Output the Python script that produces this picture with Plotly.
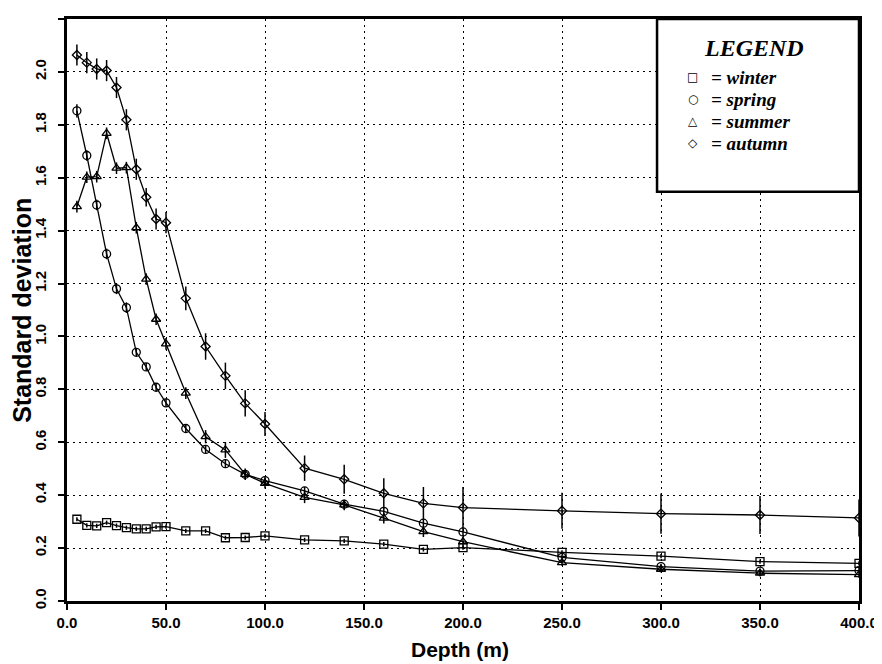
import plotly.graph_objects as go

depth = [5, 10, 15, 20, 25, 30, 35, 40, 45, 50, 60, 70, 80, 90, 100,
         120, 140, 160, 180, 200, 250, 300, 350, 400]

winter = [0.309, 0.286, 0.284, 0.296, 0.285, 0.277, 0.273, 0.273, 0.280, 0.281,
          0.265, 0.265, 0.239, 0.240, 0.246, 0.231, 0.227, 0.215, 0.195, 0.202,
          0.184, 0.170, 0.149, 0.142]
winter_err = [0.008] * 24

spring = [1.853, 1.684, 1.497, 1.312, 1.180, 1.109, 0.940, 0.885, 0.808, 0.749,
          0.652, 0.573, 0.519, 0.479, 0.455, 0.416, 0.366, 0.339, 0.294, 0.261,
          0.165, 0.130, 0.113, 0.115]
spring_err = [0.025, 0.02, 0.02, 0.02, 0.02, 0.02, 0.015, 0.015, 0.015, 0.015,
              0.015, 0.015, 0.015, 0.015, 0.015, 0.015, 0.015, 0.015, 0.015, 0.015,
              0.01, 0.01, 0.01, 0.01]

summer = [1.491, 1.602, 1.604, 1.768, 1.636, 1.638, 1.411, 1.217, 1.065, 0.972,
          0.786, 0.621, 0.571, 0.479, 0.445, 0.392, 0.363, 0.313, 0.262, 0.224,
          0.145, 0.120, 0.105, 0.100]
summer_err = [0.022, 0.022, 0.022, 0.022, 0.022, 0.022, 0.022, 0.022, 0.022, 0.022,
              0.022, 0.025, 0.03, 0.022, 0.02, 0.022, 0.02, 0.02, 0.02, 0.02,
              0.012, 0.012, 0.012, 0.012]

autumn = [2.064, 2.035, 2.011, 2.005, 1.941, 1.819, 1.632, 1.526, 1.444, 1.430,
          1.144, 0.962, 0.851, 0.747, 0.669, 0.502, 0.460, 0.407, 0.369, 0.353,
          0.341, 0.330, 0.325, 0.314]
autumn_err = [0.04, 0.04, 0.04, 0.04, 0.04, 0.04, 0.04, 0.035, 0.04, 0.04,
              0.045, 0.05, 0.05, 0.05, 0.045, 0.048, 0.055, 0.057, 0.062, 0.078,
              0.068, 0.076, 0.072, 0.07]

series = [
    ("winter", winter, winter_err, "square-open", 8),
    ("spring", spring, spring_err, "circle-open", 8),
    ("summer", summer, summer_err, "triangle-up-open", 8),
    ("autumn", autumn, autumn_err, "diamond-open", 7),
]

y_ticks = [round(0.2 * i, 1) for i in range(12)]
x_ticks = [0, 50, 100, 150, 200, 250, 300, 350, 400]

fig = go.Figure()
for name, vals, errs, sym, size in series:
    fig.add_trace(go.Scatter(
        x=depth, y=vals, name=name, mode="lines+markers",
        line=dict(color="black", width=1.3),
        marker=dict(symbol=sym, size=size, color="black", line=dict(width=1.3, color="black")),
        error_y=dict(type="data", array=errs, visible=True, color="black",
                     thickness=1.5, width=0),
        showlegend=False,
    ))

axis_font = dict(family="Liberation Sans", size=15, color="black")
common = dict(
    showgrid=True, gridcolor="black", gridwidth=1, griddash="2px,4px",
    showline=True, linecolor="black", linewidth=3, mirror=True,
    ticks="outside", ticklen=6, tickwidth=2, tickcolor="black",
    tickfont=axis_font, zeroline=False, automargin=False,
)
fig.update_xaxes(
    range=[0, 400], tickvals=x_ticks, ticktext=[f"<b>{v:.1f}</b>" for v in x_ticks],
    **common,
)
fig.update_yaxes(
    range=[0, 2.2], tickvals=y_ticks, ticktext=[f"<b>{v:.1f}</b>" for v in y_ticks],
    tickangle=-90, ticklabelstandoff=6,
    **common,
)

# axis titles
fig.add_annotation(xref="paper", yref="paper", x=0.496, y=-0.084, showarrow=False,
                   text="<b>Depth (m)</b>", xanchor="center", yanchor="middle",
                   font=dict(family="Liberation Sans", size=21, color="black"))
fig.add_annotation(xref="paper", yref="paper", x=-0.057, y=0.5, showarrow=False,
                   text="<b>Standard deviation</b>", textangle=-90,
                   xanchor="center", yanchor="middle",
                   font=dict(family="Liberation Sans", size=25, color="black"))

# legend box
fig.add_shape(type="rect", xref="paper", yref="paper", x0=0.745, x1=1.0, y0=0.703, y1=1.0,
              fillcolor="white", line=dict(color="black", width=2.5), layer="above")

fig.add_annotation(xref="paper", yref="paper", x=0.867, y=0.950, showarrow=False,
                   text="<b><i>LEGEND</i></b>", xanchor="center", yanchor="middle",
                   font=dict(family="Liberation Serif", size=24, color="black"))
leg_syms = ["□", "○", "△", "◇"]
leg_names = ["winter", "spring", "summer", "autumn"]
leg_y = [0.9003, 0.8625, 0.8247, 0.7869]
for s, n, yy in zip(leg_syms, leg_names, leg_y):
    fig.add_annotation(xref="paper", yref="paper", x=0.790, y=yy, showarrow=False,
                       text=s, xanchor="center", yanchor="middle",
                       font=dict(family="DejaVu Sans", size=12, color="black"))
    fig.add_annotation(xref="paper", yref="paper", x=0.811, y=yy, showarrow=False,
                       text=f"<b><i>= {n}</i></b>", xanchor="left", yanchor="middle",
                       font=dict(family="Liberation Serif", size=19, color="black"))

# page body has an 8px default margin, so the figure is offset by 8px
fig.update_layout(
    width=874, height=656,
    margin=dict(l=59, r=23, t=11, b=63),
    plot_bgcolor="white", paper_bgcolor="white",
    showlegend=False,
)

fig.write_html("out.html")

☆ ☆ ☆

_The problem_
Give again exactly the lines running from the beginning of the material above through the line that contains "120, 140, 160, 180, 200, 250, 300, 350, 400]", and leave out every picture.

_Reply to the task_
Output the Python script that produces this picture with Plotly.
import plotly.graph_objects as go

depth = [5, 10, 15, 20, 25, 30, 35, 40, 45, 50, 60, 70, 80, 90, 100,
         120, 140, 160, 180, 200, 250, 300, 350, 400]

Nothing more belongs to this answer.